Cette double augmentation se ressent dans les chiffres. En 2021, dans le Nord, 83 000 personnes se sont présentées dans les associations partenaires de la Banque Alimentaire. En 2022, ce chiffre est monté à 93 000 personnes, soit une augmentation de 12%.
"L'augmentation est significative. La première année de la pandémie de Covid, on avait constaté une augmentation similaire mais depuis presque deux ans, nous étions relativement stables."

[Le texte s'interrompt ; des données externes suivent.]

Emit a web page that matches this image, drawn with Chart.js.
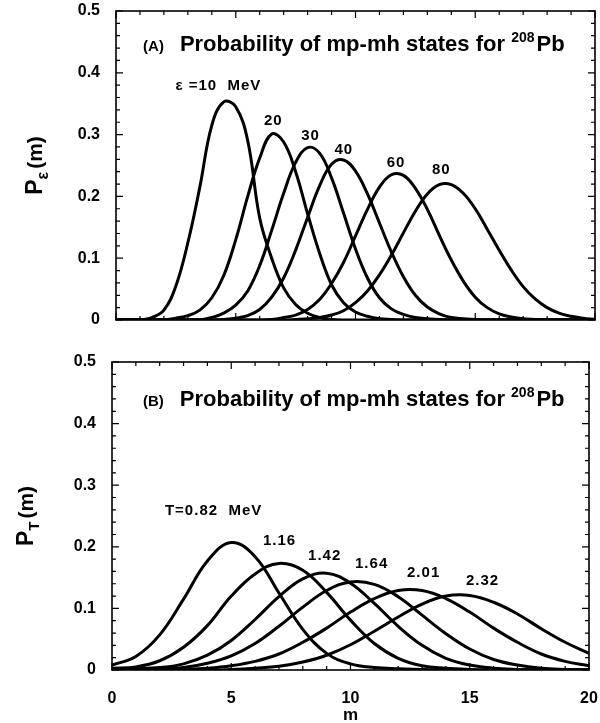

"On court le risque d'être débordés"
Les Banques ont également de plus en plus de mal à assurer l'équilibre nutritionnel de ses bénéficiaires. "Depuis deux mois, on reçoit beaucoup moins de légumes, beaucoup moins de fruits de la part des grandes surfaces. On prospecte, on prospecte, pour essayer d'avoir le plus de marchandises possibles mais on se rend compte que l'agroalimentaire freine. Eux aussi, ils accusent l'impact de l'inflation."
La présidente d'association espère que l'Etat fasse un geste pour soutenir les associations face au flux de nouveaux bénéficiaires. "En plus, nous aidons aussi les familles ukrainiennes qui sont arrivées dans le Pas-de-Calais. On court le risque d'être débordés", avertit Micheline Tumerelle.
Le 27 février, depuis le Salon de l'Agriculture, le président du département du Nord, Christian Poiret, a annoncé la création en septembre d'un "panier anti-inflation" composé de produits locaux et qui devraient bénéficier aux "Nordistes en difficulté".
Les critères d'attribution de cette aide, dotée à hauteur d'un million d'euros, n'ont pas encore été communiqués. Il est donc impossible à ce stade de savoir combien de personnes en bénéficieront. Si les 93 000 bénéficiaires de la Banque Alimentaire du Nord y étaient éligibles, cette mesure équivaudrait à un budget de 10 euros par personne.